For retailers and sellers of just about every consumer product, the Christmas selling season is a crucial time. It is estimated that between 50% and 80% of total revenues are generated in the final six to eight weeks of each year. Surveys and studies are predicting that sales this shopping season will generate between $157 billion and $182 billion, an increase of 13.9% over last year.
Without a strong finish and a respectable share of this revenue, many businesses will not survive to see a continuation of business after the new year celebrations subside. In a year when the very fundamentals of basic commerce have been impacted by the COVID-19 pandemic, many marketers have serious questions about how the shutdowns are likely to impact this year’s holiday buying. How is the COVID-19 pandemic experience going to impact consumers’ attitudes and purchasing decisions for this critical selling season? And what should a brand do to navigate the ever-changing attitudes of consumers in response to the pandemic?

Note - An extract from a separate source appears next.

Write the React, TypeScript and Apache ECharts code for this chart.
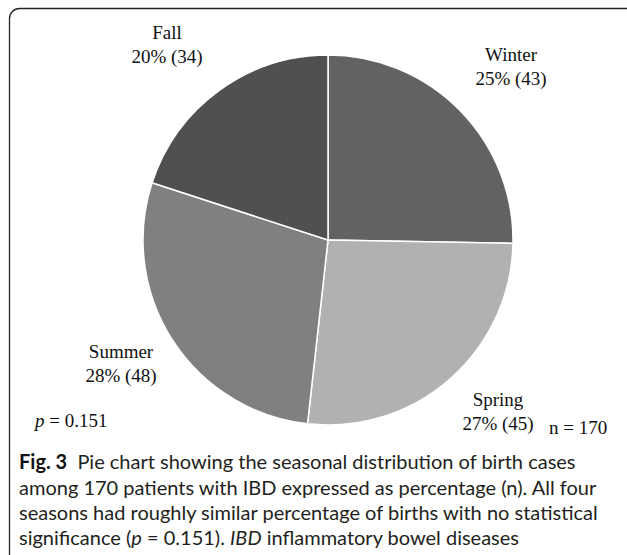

While prognosticators maneuver to advance predictions of the favored way forward, the dynamics of the pandemic and consumers’ reactions to it are proving to be difficult to nail down. Unfortunately, the only honest answer to these very important questions is that no one really knows for certain. Consumers are beginning to show they are fatigued by all the bad news, restrictive regulations, and sequester orders. They want to break-out and safely celebrate. “Consumers continue to place importance on celebrating our traditional holidays, even if by untraditional standards,” said National Retail Federation (NRF) President and CEO Matthew Shay. NRF research found that 58% of Americans were planning on taking part in the 2020 Halloween celebrations with an estimated $8 billion in spending this year. If the Halloween revenue results are any indication, consumers may be poised to defy the COVID-19 Grinch and save Christmas for merchants in 2020.
However, the holiday season is shaping up to be unlike any other previous year. “More of a specific niche play is going to have to be implemented by some of these direct-to-consumer brands, where previously they were able to use audience targeting on Facebook and Instagram,” said Zach Weinberg, a director at Gartner for Marketer. “Those costs have now become high enough that those channels are becoming cost prohibitive, so focusing more narrowly on the right consumers may be a strategy that they could try to execute against [that.]” In recent years more and more retailers have been moving away from the long, traditional Black Friday sales events. This year may see the end of the single day, massive discounts that produced manic shopping crowds across retailers’ brick and mortar locations.
Early and ongoing discounts across the entirety of the selling season appear to be trending as 47% of consumers favor such an approach. Buyer emotions are a critical consideration during the Christmas season. Campaigns should avoid the negative messaging that has accompanied the pandemic period. Buyers by and large are looking for a respite from months of hand wringing and worry. Traditional holiday cliches’ should be avoided but targeting the heart-filled emotions will continue to be an effective marketing play. Optimism, as a rule, will outsell negativity every time.
Agility is always an important trait in a dynamic marketplace and this season is proving to be even more dynamic as consumer choices shift in response to the COVID environment. “We’ve seen some data that says customers will be looking for value earlier and participating less in that all-important one-day event in stores,” says Bed Bath & Beyond CEO Mark Tritton. “It’s a very different season. And I think we’re all going to learn together as we go through it.” In-home fitness equipment, comfortable clothing, beauty products, desk accessories, and home décor are expected to be more frequently discovered under this year’s tree. Entertainment and travel will most likely be the big loser this holiday season. According to a recent Coresight poll, 68.9% of respondents said they are shifting almost $450 million of spending from services to retail products because of COVID-19 restrictions.
Perhaps the most valuable advice moving forward is for brands to listen to customers to learn how and what is important to them and create authentic, personal messages that resonate and motivate consumers. Santa is going to need lots of help from his army of marketing elves this year.